Quelles que soient les fautes commises ou pas, Michèle Alliot-Marie se retrouve systématiquement à devoir se justifier depuis plus d’un mois sur des éléments de sa vie privée qui sont sans importance par rapport à la situation mondiale mais qui prouvent quelques liens entre elle et l’entourage de Ben Ali et de Kadhafi, au moment particulier où l’Histoire est en train de se jouer dans le monde arabe.
Le côté dérisoire de la défense de Michèle Alliot-Marie face aux plusieurs milliers de morts de la répression en Libye est même indécent et c’est pour cela que d’après les derniers bruits qui couraient, même Nicolas Sarkozy serait désormais convaincu qu’il faut stopper cette situation.
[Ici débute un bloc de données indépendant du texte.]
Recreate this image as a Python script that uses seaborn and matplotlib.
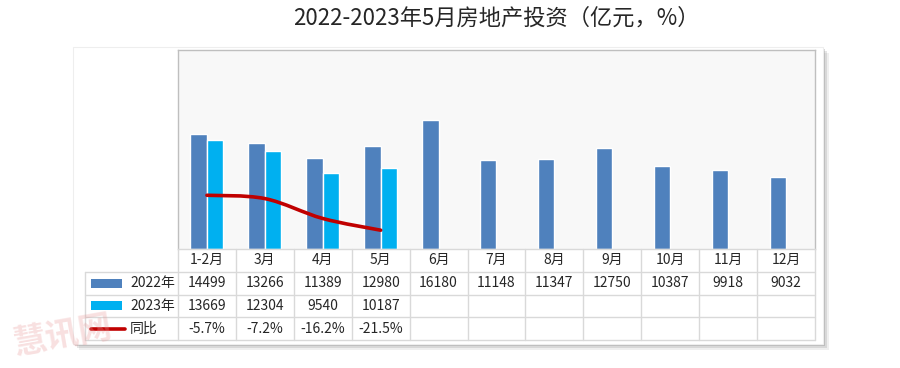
import matplotlib
matplotlib.use("Agg")
import matplotlib.pyplot as plt
import numpy as np
import pandas as pd
import seaborn as sns
from matplotlib.patches import PathPatch, Rectangle
from matplotlib.path import Path
from matplotlib.lines import Line2D

months = ["1-2月", "3月", "4月", "5月", "6月", "7月", "8月", "9月", "10月", "11月", "12月"]
invest_2022 = [14499, 13266, 11389, 12980, 16180, 11148, 11347, 12750, 10387, 9918, 9032]
invest_2023 = [13669, 12304, 9540, 10187]
yoy = [-5.7, -7.2, -16.2, -21.5]
years = ["2022年", "2023年"]

TITLE = "2022-2023年5月房地产投资（亿元，%）"
C22, C23, CLINE = "#4F81BD", "#00B0F0", "#C00000"
GRID = "#D9D9D9"

W, H = 900, 368


def fx(px):
    return px / W


def fy(py):
    return 1 - py / H


sns.set_style("white")
plt.rcParams["font.family"] = ["Noto Sans CJK SC", "DejaVu Sans"]

fig = plt.figure(figsize=(9, 3.68), dpi=100)

# outer chart frame with a soft shadow
for off, a in [(6, 0.12), (4, 0.2), (2, 0.3)]:
    fig.add_artist(Rectangle((fx(73 + off), fy(344 + off)), fx(750), 297 / H,
                             transform=fig.transFigure, facecolor="#808080",
                             edgecolor="none", alpha=a, zorder=-3))
fig.add_artist(Rectangle((fx(73), fy(344)), fx(750), 297 / H,
                         transform=fig.transFigure, facecolor="white",
                         edgecolor="#EEEEEE", lw=0.8, zorder=-2))

fig.text(fx(496), fy(18), TITLE, fontsize=16, ha="center", va="center")

# plot area
left, right, top, bottom = 178, 815, 50, 249
ax = fig.add_axes([fx(left), fy(bottom), fx(right - left), (bottom - top) / H])
rows = []
for i, m in enumerate(months):
    rows.append({"month": m, "year": years[0], "value": invest_2022[i]})
    v = invest_2023[i] if i < len(invest_2023) else np.nan
    rows.append({"month": m, "year": years[1], "value": v})
df = pd.DataFrame(rows)
sns.barplot(data=df, x="month", y="value", hue="year", hue_order=years,
            order=months, palette=[C22, C23], width=0.57, gap=0,
            errorbar=None, ax=ax, legend=False, saturation=1)
ax.set_xlim(-0.5, len(months) - 0.5)
ax.set_ylim(0, 25000)
ax.set_facecolor("#F8F8F8")
ax.set_xticks([])
ax.set_yticks([])
ax.set_xlabel("")
ax.set_ylabel("")
for s in ax.spines.values():
    s.set_color("#BFBFBF")
    s.set_linewidth(1)
ax.spines["bottom"].set_color(GRID)

# smoothed year-on-year line on a hidden secondary axis
ax2 = ax.twinx()
ax2.set_ylim(-30, 60)
ax2.set_axis_off()
pts = np.column_stack([np.arange(len(yoy)), yoy]).astype(float)
ext = np.vstack([pts[0], pts, pts[-1]])
verts, codes = [pts[0]], [Path.MOVETO]
for i in range(len(pts) - 1):
    p0, p1, p2, p3 = ext[i], ext[i + 1], ext[i + 2], ext[i + 3]
    verts += [p1 + (p2 - p0) / 6, p2 - (p3 - p1) / 6, p2]
    codes += [Path.CURVE4] * 3
ax2.add_patch(PathPatch(Path(verts, codes), facecolor="none", edgecolor=CLINE,
                        lw=2.6, capstyle="round"))

# data table
tleft, tbot = 85, 340
tax = fig.add_axes([fx(tleft), fy(tbot), fx(right - tleft), (tbot - bottom) / H])
cw = (right - left) / len(months)
x0 = -(left - tleft) / cw - 0.5
tax.set_xlim(x0, len(months) - 0.5)
tax.set_ylim(4, 0)
tax.set_axis_off()
n = len(months)
for k in range(1, 5):
    tax.plot([x0, n - 0.5], [k, k], color=GRID, lw=1, clip_on=False)
tax.plot([x0, x0], [1, 4], color=GRID, lw=1, clip_on=False)
for k in range(n + 1):
    tax.plot([k - 0.5, k - 0.5], [0, 4], color=GRID, lw=1, clip_on=False)

fs = 10
for i, m in enumerate(months):
    tax.text(i, 0.5, m, ha="center", va="center", fontsize=fs)
    tax.text(i, 1.5, f"{invest_2022[i]}", ha="center", va="center", fontsize=fs)
for i, v in enumerate(invest_2023):
    tax.text(i, 2.5, f"{v}", ha="center", va="center", fontsize=fs)
for i, v in enumerate(yoy):
    tax.text(i, 3.5, f"{v:.1f}%", ha="center", va="center", fontsize=fs)

# legend keys in the first column
kx0 = x0 + 6 / cw
kw = 31 / cw
for r, (lab, col) in enumerate(zip(years, [C22, C23]), start=1):
    tax.add_patch(Rectangle((kx0, r + 0.3), kw, 0.4, facecolor=col, edgecolor="none"))
    tax.text(kx0 + 39 / cw, r + 0.5, lab, ha="left", va="center", fontsize=fs)
tax.add_line(Line2D([kx0, kx0 + 34 / cw], [3.5, 3.5], color=CLINE, lw=2.6))
tax.text(kx0 + 39 / cw, 3.5, "同比", ha="left", va="center", fontsize=fs)

# faint watermark
fig.text(fx(62), fy(336), "慧讯网", fontsize=24, fontweight="bold",
         color="#E99A9A", alpha=0.3, rotation=10, ha="center", va="center", zorder=5)

fig.savefig("out.png", dpi=100)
Contrairement à Éric Woerth en été 2010, il ne peut plus garder Michèle Alliot-Marie sans déprécier de façon durable la diplomatie française.
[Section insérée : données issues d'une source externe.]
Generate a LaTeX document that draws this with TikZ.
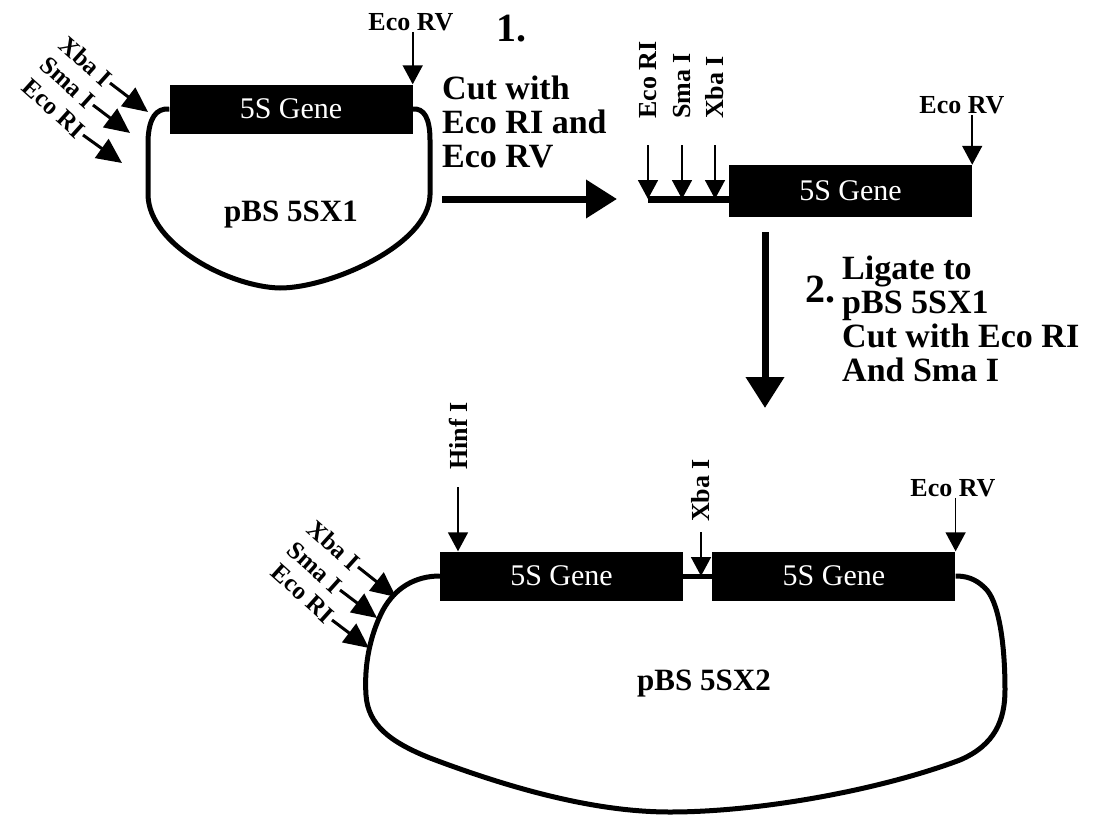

En fait, cela fait depuis plusieurs jours que la recherche du successeur se fait.

Qui pour remplacer Michèle Alliot-Marie ?

Le Ministre de la Défense Alain Juppé, 65 ans et demi, ancien Ministre des Affaires étrangères il y a quinze ans, serait effectivement le plus rassurant pour retrouver un semblant de sérieux mais il semblerait que le premier concerné ne soit pas très enthousiaste.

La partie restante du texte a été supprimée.